The root of conflict in the US-Iran relations goes back to the establishment of the current Iranian theocratic state known as the 'Islamic Republic of Iran' in 1979. Iranian ideas about the American and Western imperialism and interference (backed by the historical realities of America's role in the 1953 coup and support for the Shah) helped motivate the creation of dogma based on hatred to the U.S (as the great devil) and the West (as the source of all evil). Meanwhile, the US early encounter with post-revolutionary Iran was the horrifying incident of the American embassy in Tehran and subsequent 444-day hostage crisis. This event helped to establish the image of the Islamic Republic of Iran as a radically hostile enemy in American eyes. Relations between the two countries have thus arguably been halted over the last three decades by the intersubjective ideas that were the products of  hostility, trauma, and distrust. According to Constructivists then, the nature of US-Iran relations cannot be blamed on conflicting geopolitical, military, or economic interests. Instead, it is the result of exchanged beliefs, ideas, and culture of grievance and threat developed in each country about the other.

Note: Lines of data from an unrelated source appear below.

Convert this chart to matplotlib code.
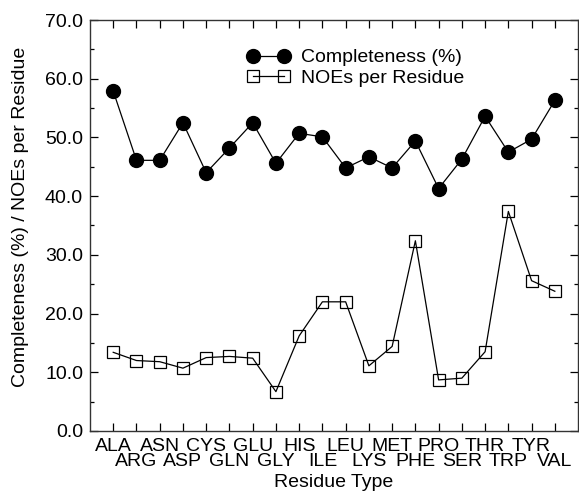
import numpy as np
import matplotlib
matplotlib.use("Agg")
import matplotlib.pyplot as plt
from matplotlib.ticker import MultipleLocator, FixedLocator, FixedFormatter

# residue types along the x axis
residues = ['ALA', 'ARG', 'ASN', 'ASP', 'CYS', 'GLN', 'GLU', 'GLY', 'HIS', 'ILE',
            'LEU', 'LYS', 'MET', 'PHE', 'PRO', 'SER', 'THR', 'TRP', 'TYR', 'VAL']

# values
completeness = [57.9, 46.1, 46.1, 52.5, 44.0, 48.2, 52.5, 45.6, 50.7, 50.1,
                44.8, 46.7, 44.8, 49.4, 41.3, 46.3, 53.6, 47.5, 49.7, 56.3]
noes_per_res = [13.4, 12.0, 11.8, 10.7, 12.5, 12.7, 12.4, 6.7, 16.2, 22.0,
                22.0, 11.1, 14.4, 32.4, 8.7, 9.0, 13.5, 37.4, 25.6, 23.8]

plt.rcParams['font.family'] = ['Liberation Sans', 'DejaVu Sans']
fs = 14

fig = plt.figure(figsize=(5.79, 4.93), dpi=100)
ax = fig.add_axes([0.1554, 0.1258, 0.8430, 0.8336])

x = np.arange(len(residues))
ax.plot(x, completeness, color='black', lw=0.9, marker='o', markersize=10,
        markerfacecolor='black', markeredgecolor='black', label='Completeness (%)')
ax.plot(x, noes_per_res, color='black', lw=0.9, marker='s', markersize=8.5,
        markerfacecolor='none', markeredgecolor='black', markeredgewidth=0.9,
        label='NOEs per Residue')

ax.set_xlim(-1, len(residues))
ax.set_ylim(0, 70)
ax.yaxis.set_major_locator(MultipleLocator(10))
ax.yaxis.set_minor_locator(MultipleLocator(5))
ax.yaxis.set_major_formatter(matplotlib.ticker.FormatStrFormatter('%.1f'))

# two rows of tick labels: even residues on major ticks, odd ones on minor ticks
ax.xaxis.set_major_locator(FixedLocator(x[::2]))
ax.xaxis.set_major_formatter(FixedFormatter(residues[::2]))
ax.xaxis.set_minor_locator(FixedLocator(x[1::2]))
ax.xaxis.set_minor_formatter(FixedFormatter(residues[1::2]))

ax.tick_params(axis='both', which='both', direction='in', top=True, right=True,
               labelsize=fs, color='black', width=0.9)
ax.tick_params(axis='both', which='major', length=6)
ax.tick_params(axis='y', which='minor', length=3)
ax.tick_params(axis='x', which='minor', length=6)
ax.tick_params(axis='x', which='major', pad=5)
ax.tick_params(axis='x', which='minor', pad=16)
ax.tick_params(axis='y', pad=5)
for s in ax.spines.values():
    s.set_linewidth(1.0)
    s.set_color('#333333')

ax.set_xlabel('Residue Type', fontsize=fs, labelpad=2.5)
ax.set_ylabel('Completeness (%) / NOEs per Residue', fontsize=fs)
ax.yaxis.set_label_coords(-0.125, 0.52)

ax.legend(loc='upper left', bbox_to_anchor=(0.322, 0.930), frameon=False,
          numpoints=2, fontsize=fs, handlelength=2.2, handletextpad=0.55,
          labelspacing=0.15, borderaxespad=0, borderpad=0)

fig.savefig('out.png', dpi=100)
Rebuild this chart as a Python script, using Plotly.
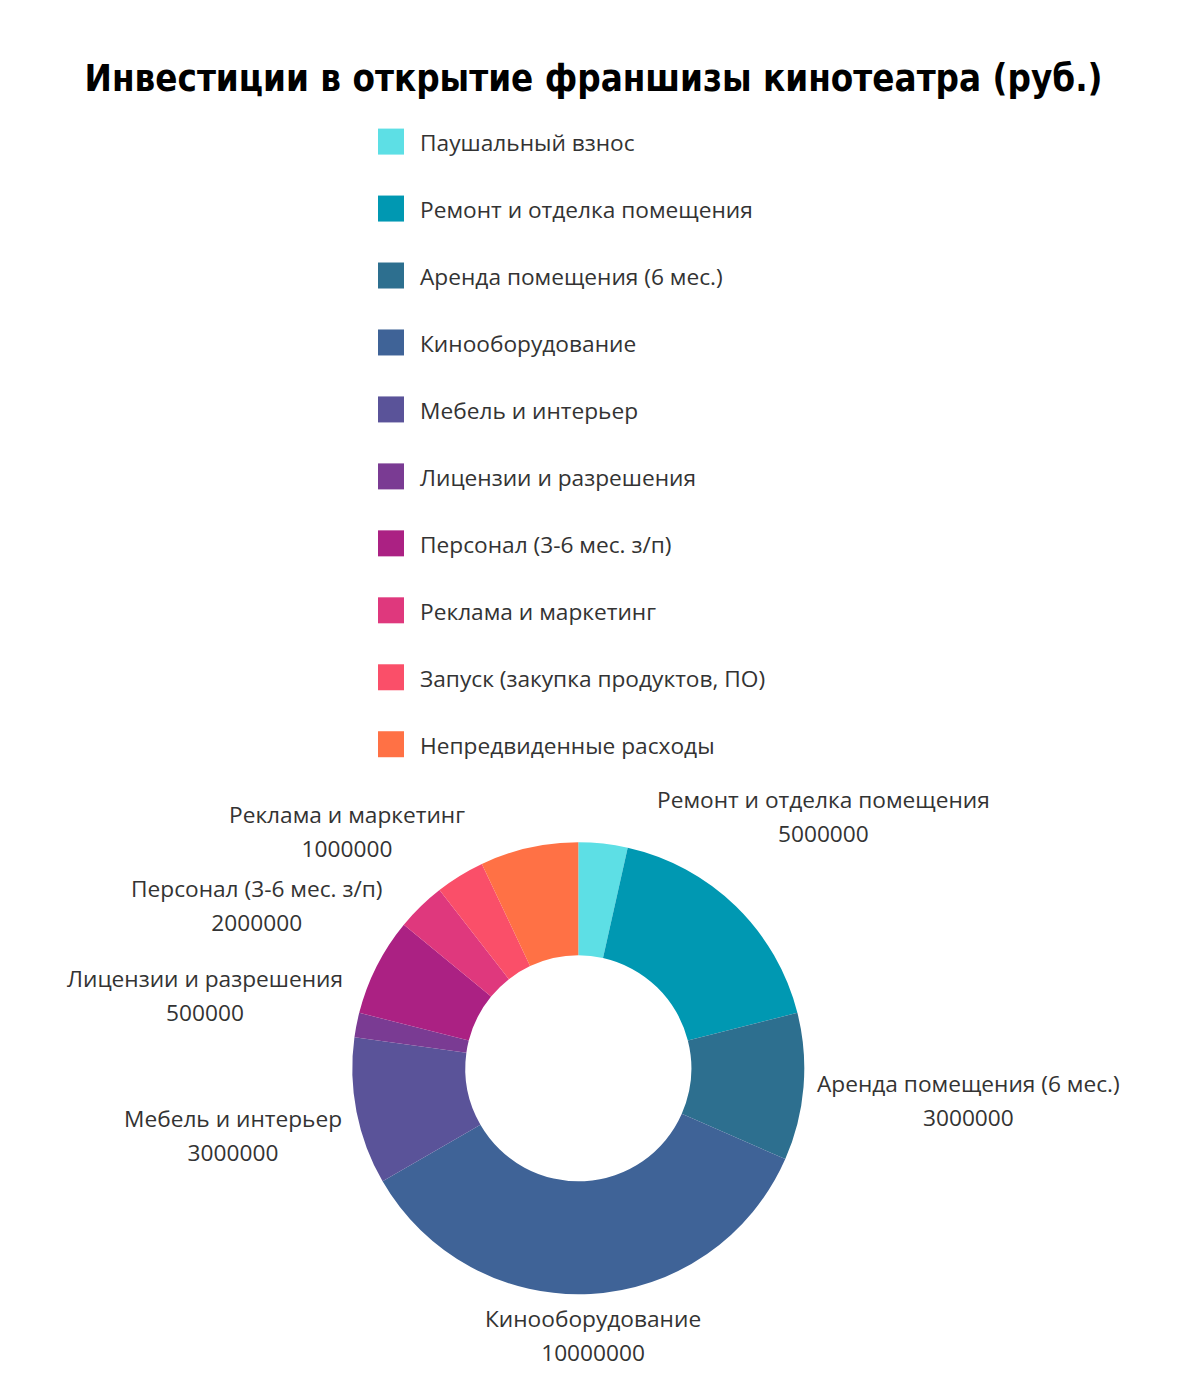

Criticism of both theories

            Constructivism explanation has clear strengths. It provides a theoretical base for cultural explanation of conflicting US-Iran relations. It analyzes the causes independent of the material aspects of the relationship.Yet it is not without flaws. From a realist point of view, it does not give sufficient consideration to the material aspects of the conflicting relation. Both states are taking advantage of their geopolitical and economic assets in order to maximize their power and protect their interests.  For realists then, the real issues of US-Iran conflicting relation can be understood by the rational analysis of competing interests defined in terms of power. However, the realist explanation over emphasizes the US and Iran race to maximize their power. It fails to see how changing identities can effect state’s interests and goals and lead to shifts in state’s policies. For example, if the civil unrest in Iran succeeded in toppling the mainstream order and new open government initiated new policies and new relations with the international society, the realist can not employ this change in their explanation. Thus, from a constructivist point of view, the realist explanation fails to adequately explain long-term changes that might occur.